Ни Лосский с его осторожностью перед "поглощением" личности, ни Зизиулас с его верой в общение с Богом как с Личностью — не предлагают готовых, исчерпывающих ответов на все вопросы.
Их спор показывает главное: православная традиция жива, в ней есть место для разных подходов, если они служат одной цели — помочь человеку стать похожим на Христа (обожиться). Как писал блаженный Августин: "Бог создал нас без нас, но не спасет без нас".
Оба богослова, по-разному понимая и описывая путь, сходятся в одном: спасение — это всегда свобода, ответственность и любовь.
Я призываю православных христиан не выбирать между этими двумя путями и, тем более, не спорить яростно, кто из великих богословов XX века был более "прав". Я призываю вас понять, что каждый из них помогает увидеть разные грани одной истины, как два глаза помогают нам видеть мир объемно.
Возможно, именно в этом диалоге и скрыта вся глубина православного понимания спасения. А именно, оно заключается не в застывших формулах, а в живом общении с Богом и друг с другом.
P.S.
Обожение (греч. theosis) — это онтологическое (касающееся самого бытия) понятие. Оно означает реальное мистическое соединение человека с Богом, приобщение человеческой природы к нетварным Божественным энергиям, жизни Самого Бога, становясь "богом по благодати", но не по сущности или природе. Это не просто внешнее сходство или нравственное подражание, а преображение всего человеческого естества действием благодати.
Неопаламизм (подход В.Н. Лосского) похож на описание солнечного света в науке.
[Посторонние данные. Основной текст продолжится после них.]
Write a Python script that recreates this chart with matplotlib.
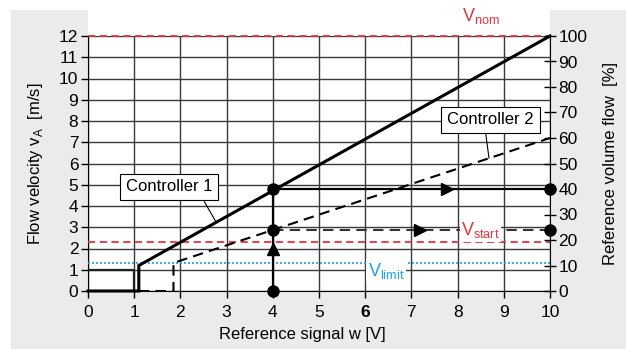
import matplotlib
matplotlib.use("Agg")
import matplotlib.pyplot as plt
from matplotlib.patches import Rectangle

plt.rcParams['font.family'] = ['Liberation Sans', 'DejaVu Sans']

# ---- data ----
ctrl1_x = [0, 1.1, 1.1, 10]
ctrl1_y = [0, 0, 1.2, 12]
ctrl2_x = [1.1, 1.85, 1.85, 10]
ctrl2_y = [0, 0, 1.32, 7.2]
box_x = [0, 1, 1]
box_y = [1, 1, 0]
v_nom = 12.0
v_start = 2.32
v_limit = 1.33
w_ref = 4.0
flow1 = 4.8     # controller 1 at w_ref
flow2 = 2.88    # controller 2 at w_ref
x_ticks = list(range(0, 11))
y_ticks = list(range(0, 13))
pct_ticks = list(range(0, 101, 10))

RED = '#e8323c'
BLUE = '#1ea0e6'
GRAY = '#ebebeb'

fig = plt.figure(figsize=(6.26, 3.49), dpi=100)
fig.patch.set_facecolor('white')
L, R, B, T = 88/626, 550/626, 58/349, 313/349
fig.patches.append(Rectangle((11/626, 0), 1 - 11/626, 339/349, transform=fig.transFigure,
                             facecolor=GRAY, edgecolor='none', zorder=-10))
fig.patches.append(Rectangle((L, B), R - L, 339/349 - B, transform=fig.transFigure,
                             facecolor='white', edgecolor='none', zorder=-9))

ax = fig.add_axes([L, B, R - L, T - B])
ax.patch.set_alpha(0)
ax.set_xlim(0, 10)
ax.set_ylim(0, 12)
ax.set_xticks(x_ticks)
ax.set_yticks(y_ticks)
ax.grid(True, color='#3a3a3a', lw=1.0, zorder=0)
for s in ['top', 'right']:
    ax.spines[s].set_visible(False)
ax.spines['left'].set_color('black')
ax.spines['bottom'].set_color('black')
ax.tick_params(axis='both', direction='out', length=5, width=1, labelsize=12.5,
               colors='black', pad=2)
ax.tick_params(axis='x', pad=5)
for lbl in ax.get_xticklabels():
    if lbl.get_text() == '6':
        lbl.set_fontweight('bold')

ax2 = ax.twinx()
ax2.set_ylim(0, 100)
ax2.set_yticks(pct_ticks)
for s in ['top', 'left', 'bottom']:
    ax2.spines[s].set_visible(False)
ax2.spines['right'].set_color('black')
ax2.tick_params(axis='y', direction='inout', length=8, width=1, labelsize=12.5, pad=2)

ax.set_xlabel('Reference signal w [V]', fontsize=12)
ax.xaxis.set_label_coords((302 - 88) / 462, -36 / 255)
ax.set_ylabel(r'Flow velocity v$_\mathregular{A}$  [m/s]', fontsize=12, labelpad=10)
ax2.set_ylabel('Reference volume flow  [%]', fontsize=12, labelpad=11)

# reference lines
ax.axhline(v_nom, color=RED, lw=1.3, dashes=(4, 2.5), zorder=3, clip_on=False)
ax.axhline(v_start, color=RED, lw=1.3, dashes=(4, 2.5), zorder=3)
ax.axhline(v_limit, color=BLUE, lw=1.2, dashes=(1.2, 1.2), zorder=3)

# curves
ax.plot(box_x, box_y, color='#222222', lw=1.6, zorder=4)
ax.plot(ctrl1_x, ctrl1_y, color='black', lw=2.2, zorder=6, solid_joinstyle='miter', clip_on=False)
ax.plot(ctrl2_x, ctrl2_y, color='black', lw=1.5, dashes=(5, 3), zorder=6)

# operating point illustration
ax.plot([w_ref, w_ref], [0, flow1], color='black', lw=1.6, zorder=7)
ax.plot([w_ref, 10], [flow1, flow1], color='black', lw=1.6, zorder=7, clip_on=False)
ax.plot([w_ref, 10], [flow2, flow2], color='#333333', lw=1.5, dashes=(5, 3), zorder=7, clip_on=False)
ax.plot([w_ref, w_ref, w_ref, 10, 10], [0, flow2, flow1, flow1, flow2], 'o', color='black',
        ms=8, zorder=9, clip_on=False)
ax.plot([w_ref], [2.0], '^', color='black', ms=9, zorder=9)
ax.plot([7.78], [flow1], '>', color='black', ms=9, zorder=9)
ax.plot([7.18], [flow2], '>', color='black', ms=9, zorder=9)

# labels
ax.text(8.5, 12.45, r'V$_\mathregular{nom}$', color=RED, fontsize=13, ha='center', va='bottom',
        clip_on=False)
ax.text(8.5, 2.85, r'V$_\mathregular{start}$', color=RED, fontsize=13, ha='center', va='center',
        zorder=8, bbox=dict(facecolor='white', edgecolor='none', pad=1))
ax.text(6.45, 0.95, r'V$_\mathregular{limit}$', color=BLUE, fontsize=13, ha='center', va='center',
        zorder=8, bbox=dict(facecolor='white', edgecolor='none', pad=1))

# controller callouts
ax.plot([2.52, 2.77], [4.2, 3.25], color='black', lw=0.8, zorder=7)
ax.text(1.75, 4.9, 'Controller 1', fontsize=12, ha='center', va='center', zorder=10,
        bbox=dict(facecolor='white', edgecolor='black', lw=0.8, boxstyle='square,pad=0.35'))
ax.plot([8.61, 8.68], [7.39, 6.25], color='black', lw=0.8, zorder=7)
ax.text(8.71, 8.05, 'Controller 2', fontsize=12, ha='center', va='center', zorder=10,
        bbox=dict(facecolor='white', edgecolor='black', lw=0.8, boxstyle='square,pad=0.35'))

fig.savefig('out.png', dpi=100, facecolor=fig.get_facecolor())
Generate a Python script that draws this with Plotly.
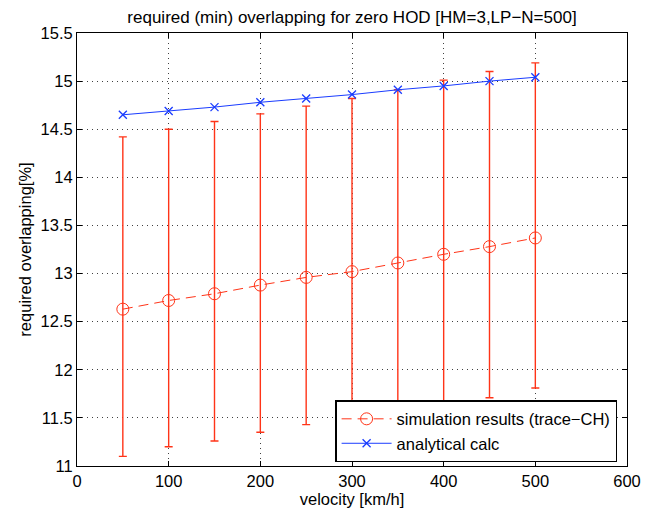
import plotly.graph_objects as go

velocity = [50, 100, 150, 200, 250, 300, 350, 400, 450, 500]
sim_mean = [12.63, 12.72, 12.79, 12.88, 12.96, 13.02, 13.11, 13.20, 13.28, 13.37]
sim_upper = [14.42, 14.50, 14.58, 14.66, 14.74, 14.82, 14.91, 15.01, 15.10, 15.19]
sim_lower = [11.10, 11.20, 11.26, 11.35, 11.43, 11.50, 11.58, 11.65, 11.71, 11.81]
analytical = [14.65, 14.69, 14.73, 14.78, 14.82, 14.86, 14.91, 14.95, 15.00, 15.04]

err_plus = [u - m for u, m in zip(sim_upper, sim_mean)]
err_minus = [m - l for m, l in zip(sim_mean, sim_lower)]

red = "#ff3418"
blue = "#1a3cff"
fam = "Liberation Sans, Arial, sans-serif"

fig = go.Figure()
fig.add_trace(go.Scatter(
    x=velocity, y=sim_mean, mode="lines+markers",
    name="simulation results (trace\u2212CH)",
    line=dict(color=red, width=1, dash="10px,6px"),
    marker=dict(symbol="circle-open", size=12, color=red, line=dict(width=1)),
    error_y=dict(type="data", symmetric=False, array=err_plus, arrayminus=err_minus,
                 color=red, thickness=1.4, width=4),
))
fig.add_trace(go.Scatter(
    x=velocity, y=analytical, mode="lines+markers",
    name="analytical calc",
    line=dict(color=blue, width=1),
    marker=dict(symbol="x-thin-open", size=8, color=blue, line=dict(width=1.3, color=blue)),
))

axis_common = dict(
    showline=True, linecolor="black", linewidth=1, mirror="allticks",
    ticks="inside", ticklen=5, tickcolor="black",
    showgrid=True, gridcolor="rgba(0,0,0,0.75)", griddash="1px,4px", gridwidth=1,
    zeroline=False, automargin=False,
    tickfont=dict(size=16.5, color="black", family=fam),
)

fig.update_layout(
    width=657, height=506,
    margin=dict(l=69, r=38, t=25, b=48),
    paper_bgcolor="white", plot_bgcolor="white",
    font=dict(family=fam, color="black", size=16.5),
    title=dict(text="required (min) overlapping for zero HOD [HM=3,LP\u2212N=500]",
               x=0.5, xanchor="center", xref="paper", y=0.994, yanchor="top",
               font=dict(size=17), automargin=False, pad=dict(t=0, b=0)),
    xaxis=dict(range=[0, 600], tickvals=[0, 100, 200, 300, 400, 500, 600],
               title=dict(text="velocity [km/h]", standoff=2, font=dict(size=16.5)),
               **axis_common),
    yaxis=dict(range=[11, 15.5], tickvals=[11, 11.5, 12, 12.5, 13, 13.5, 14, 14.5, 15, 15.5],
               ticktext=["11", "11.5", "12", "12.5", "13", "13.5", "14", "14.5", "15", "15.5"],
               title=dict(text="required overlapping[%]", standoff=4, font=dict(size=16.5)),
               **axis_common),
    legend=dict(x=0.982, xanchor="right", y=0.009, yanchor="bottom",
                bgcolor="white", bordercolor="black", borderwidth=1.5,
                font=dict(size=16.5), tracegroupgap=0, itemwidth=50),
    showlegend=True,
)

fig.write_html("out.html")
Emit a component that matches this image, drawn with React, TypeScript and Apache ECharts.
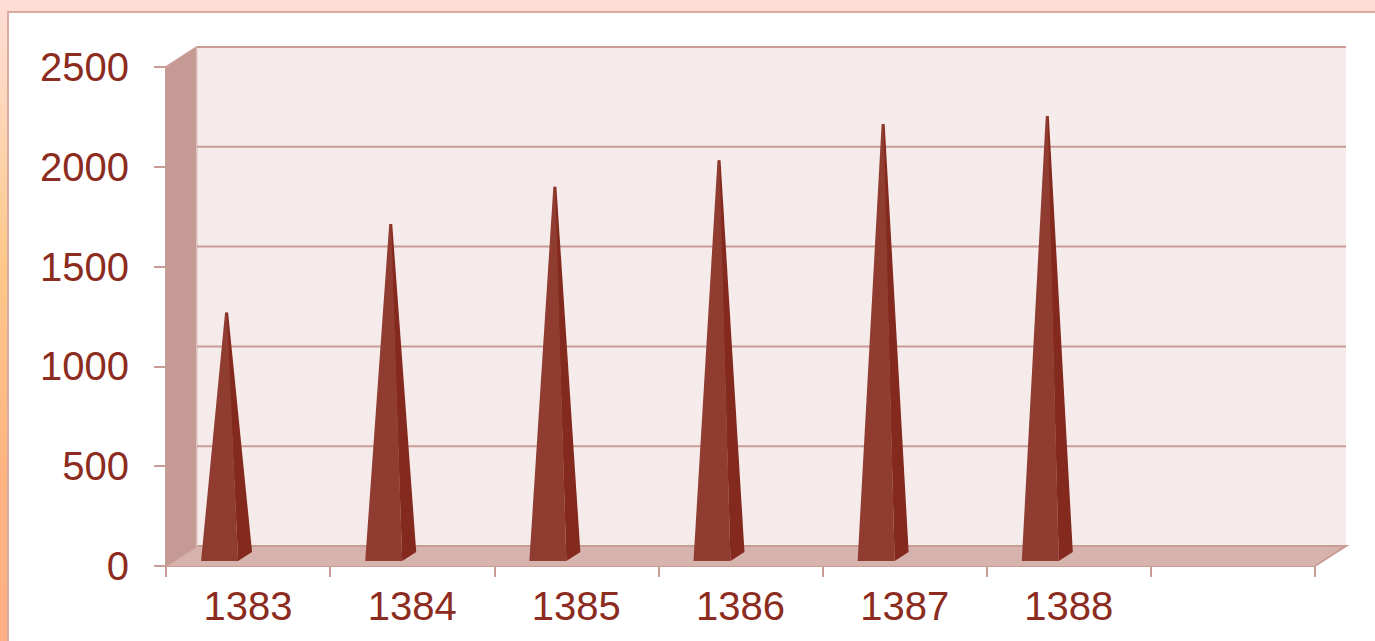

Важно понимать его природу, физику процесса — как именно благодать пронизывает творение, не смешиваясь с ним.
Персонализм - онтология личности (подход митрополита Иоанна) похож на поэзию о солнце: важно чувствовать личный опыт, как оно дарит жизнь, тепло и радость общения.
Оба этих опыта — и научный, и поэтический, и мистический, и личностный — нужны, чтобы увидеть и пережить полноту тайны Святой Троицы и нашего спасения.